Mountain Kid’s challenging arrangements re-ignited his fire for intricate four-string runs.

The new Mountain Kid lineup is anchored by Josh Banks on drums. The metal-schooled drummer splits his time between Mountain Kid and the blues-influenced riff-factory Arenda Light. White said he tried out several drummers, but none of them had the feel he was looking for until he found Banks.

Arriaza said the new stuff is “more in the pocket,” less “choppy.” The older material relied on chunky guitar riffs, but White agrees that the songs flow better, though Arriaza compares some of the band’s latest work to the Mars Volta, suggesting that the songs still unfold as a collection of movements as opposed to basic verse-chorus-verse arrangements.

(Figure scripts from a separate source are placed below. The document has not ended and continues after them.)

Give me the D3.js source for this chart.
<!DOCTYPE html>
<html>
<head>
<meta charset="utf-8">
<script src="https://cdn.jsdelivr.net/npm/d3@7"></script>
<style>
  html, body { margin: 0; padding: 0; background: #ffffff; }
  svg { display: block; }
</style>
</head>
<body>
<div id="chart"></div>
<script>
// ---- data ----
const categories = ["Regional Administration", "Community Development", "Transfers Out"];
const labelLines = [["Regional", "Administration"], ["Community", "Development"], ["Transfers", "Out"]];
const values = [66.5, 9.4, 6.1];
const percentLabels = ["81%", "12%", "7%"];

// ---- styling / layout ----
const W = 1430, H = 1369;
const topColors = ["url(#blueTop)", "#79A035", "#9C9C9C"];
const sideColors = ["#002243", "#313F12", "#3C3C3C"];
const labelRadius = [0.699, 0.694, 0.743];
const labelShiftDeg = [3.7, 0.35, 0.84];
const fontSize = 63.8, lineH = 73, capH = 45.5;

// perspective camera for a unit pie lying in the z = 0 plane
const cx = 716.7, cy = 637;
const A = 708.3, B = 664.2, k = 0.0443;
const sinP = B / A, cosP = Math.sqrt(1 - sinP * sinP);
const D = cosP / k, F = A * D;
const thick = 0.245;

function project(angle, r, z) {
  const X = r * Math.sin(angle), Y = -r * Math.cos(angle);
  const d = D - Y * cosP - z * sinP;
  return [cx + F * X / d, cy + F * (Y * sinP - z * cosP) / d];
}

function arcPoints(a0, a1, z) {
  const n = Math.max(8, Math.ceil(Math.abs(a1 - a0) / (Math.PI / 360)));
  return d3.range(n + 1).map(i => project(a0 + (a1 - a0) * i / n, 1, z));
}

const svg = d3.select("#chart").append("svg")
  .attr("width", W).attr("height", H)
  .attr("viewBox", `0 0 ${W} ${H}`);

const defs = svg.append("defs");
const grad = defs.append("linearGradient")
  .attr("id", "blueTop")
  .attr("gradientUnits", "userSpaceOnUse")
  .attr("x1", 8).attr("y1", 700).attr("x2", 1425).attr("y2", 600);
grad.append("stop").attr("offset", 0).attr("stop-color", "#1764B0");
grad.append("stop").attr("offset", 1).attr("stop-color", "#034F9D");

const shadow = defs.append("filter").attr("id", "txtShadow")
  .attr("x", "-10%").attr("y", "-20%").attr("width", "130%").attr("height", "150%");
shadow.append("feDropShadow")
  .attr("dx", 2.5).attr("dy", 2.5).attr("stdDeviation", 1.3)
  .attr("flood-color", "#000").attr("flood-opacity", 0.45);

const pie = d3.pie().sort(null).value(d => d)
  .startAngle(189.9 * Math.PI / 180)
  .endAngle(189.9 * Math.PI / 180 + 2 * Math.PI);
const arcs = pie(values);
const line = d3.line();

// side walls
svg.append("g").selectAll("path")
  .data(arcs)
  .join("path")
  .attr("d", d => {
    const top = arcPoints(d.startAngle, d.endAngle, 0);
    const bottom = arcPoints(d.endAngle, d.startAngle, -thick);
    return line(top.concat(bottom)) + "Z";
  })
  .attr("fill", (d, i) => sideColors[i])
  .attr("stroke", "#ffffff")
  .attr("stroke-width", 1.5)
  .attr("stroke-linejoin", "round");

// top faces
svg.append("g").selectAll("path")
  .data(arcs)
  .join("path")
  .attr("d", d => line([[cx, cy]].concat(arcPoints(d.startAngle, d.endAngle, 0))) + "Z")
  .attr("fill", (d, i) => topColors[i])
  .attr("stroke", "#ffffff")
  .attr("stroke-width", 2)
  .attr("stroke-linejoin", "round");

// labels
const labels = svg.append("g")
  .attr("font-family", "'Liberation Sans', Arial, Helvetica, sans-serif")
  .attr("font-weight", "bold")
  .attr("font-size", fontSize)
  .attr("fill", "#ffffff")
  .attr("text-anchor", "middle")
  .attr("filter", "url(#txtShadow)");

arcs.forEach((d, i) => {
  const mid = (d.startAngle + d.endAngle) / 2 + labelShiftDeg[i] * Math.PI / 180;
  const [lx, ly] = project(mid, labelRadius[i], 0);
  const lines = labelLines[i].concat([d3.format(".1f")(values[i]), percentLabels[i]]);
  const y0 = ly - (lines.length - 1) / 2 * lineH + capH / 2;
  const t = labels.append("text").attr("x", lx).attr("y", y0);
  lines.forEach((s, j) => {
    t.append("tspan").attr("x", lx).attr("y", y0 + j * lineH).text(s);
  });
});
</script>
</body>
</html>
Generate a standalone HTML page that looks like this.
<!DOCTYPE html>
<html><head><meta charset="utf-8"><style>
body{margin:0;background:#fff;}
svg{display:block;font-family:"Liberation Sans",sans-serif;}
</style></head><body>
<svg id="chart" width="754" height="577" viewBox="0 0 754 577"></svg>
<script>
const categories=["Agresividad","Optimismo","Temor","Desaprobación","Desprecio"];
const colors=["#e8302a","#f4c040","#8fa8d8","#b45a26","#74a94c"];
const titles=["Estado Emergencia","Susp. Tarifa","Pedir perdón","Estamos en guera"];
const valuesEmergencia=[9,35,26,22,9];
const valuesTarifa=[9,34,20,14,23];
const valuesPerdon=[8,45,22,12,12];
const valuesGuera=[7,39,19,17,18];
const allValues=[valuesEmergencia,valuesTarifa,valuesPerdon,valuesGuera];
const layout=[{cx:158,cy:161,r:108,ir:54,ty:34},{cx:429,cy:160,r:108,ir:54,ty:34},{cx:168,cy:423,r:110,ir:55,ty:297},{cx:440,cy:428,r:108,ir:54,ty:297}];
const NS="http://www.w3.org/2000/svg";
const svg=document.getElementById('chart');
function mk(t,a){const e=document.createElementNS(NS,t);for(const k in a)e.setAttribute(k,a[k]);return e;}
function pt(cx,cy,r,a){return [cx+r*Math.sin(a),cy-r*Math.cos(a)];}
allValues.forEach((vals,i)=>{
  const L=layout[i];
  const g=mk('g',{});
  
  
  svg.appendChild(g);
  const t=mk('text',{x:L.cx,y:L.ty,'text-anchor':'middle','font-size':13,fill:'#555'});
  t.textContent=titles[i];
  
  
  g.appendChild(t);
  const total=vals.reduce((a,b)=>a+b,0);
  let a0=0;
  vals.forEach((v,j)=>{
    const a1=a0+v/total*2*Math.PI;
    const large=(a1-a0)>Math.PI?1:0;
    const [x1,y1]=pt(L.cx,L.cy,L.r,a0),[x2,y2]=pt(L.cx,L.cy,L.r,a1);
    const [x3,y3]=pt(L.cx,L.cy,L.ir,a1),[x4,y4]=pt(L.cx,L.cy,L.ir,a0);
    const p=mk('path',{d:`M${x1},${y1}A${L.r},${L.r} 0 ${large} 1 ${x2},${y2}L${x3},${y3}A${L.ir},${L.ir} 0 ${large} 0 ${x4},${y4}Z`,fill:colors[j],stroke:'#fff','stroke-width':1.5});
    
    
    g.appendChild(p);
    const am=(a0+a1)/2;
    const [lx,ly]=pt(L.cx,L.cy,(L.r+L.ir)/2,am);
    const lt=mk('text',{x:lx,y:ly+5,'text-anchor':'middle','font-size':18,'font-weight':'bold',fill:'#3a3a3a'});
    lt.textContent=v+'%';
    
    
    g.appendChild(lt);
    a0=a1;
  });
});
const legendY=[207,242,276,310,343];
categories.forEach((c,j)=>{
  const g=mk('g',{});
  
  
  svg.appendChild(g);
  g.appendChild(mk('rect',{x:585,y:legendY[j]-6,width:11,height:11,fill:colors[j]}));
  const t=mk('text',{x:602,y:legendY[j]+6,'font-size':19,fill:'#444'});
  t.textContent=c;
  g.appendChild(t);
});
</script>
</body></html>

White is excited about Mountain Kid’s direction. They plan on releasing a five-song EP at the end of the summer, recorded at the home studio of engineer Joe Burton. While they aren’t opposed to playing the occasional show out of town, touring isn’t all that interesting to them. They all have jobs and lives and prefer writing and recording to constant gigging (see: HearSay below), though they all enjoy getting onstage. The band plays music more as a creative outlet than anything else.

“It’s mostly just for fun for me,” White said. “I really love writing music, going to the studio and recording it, building a nice fan base and getting them to come out, and have fun with all my friends. That’s why I do it.”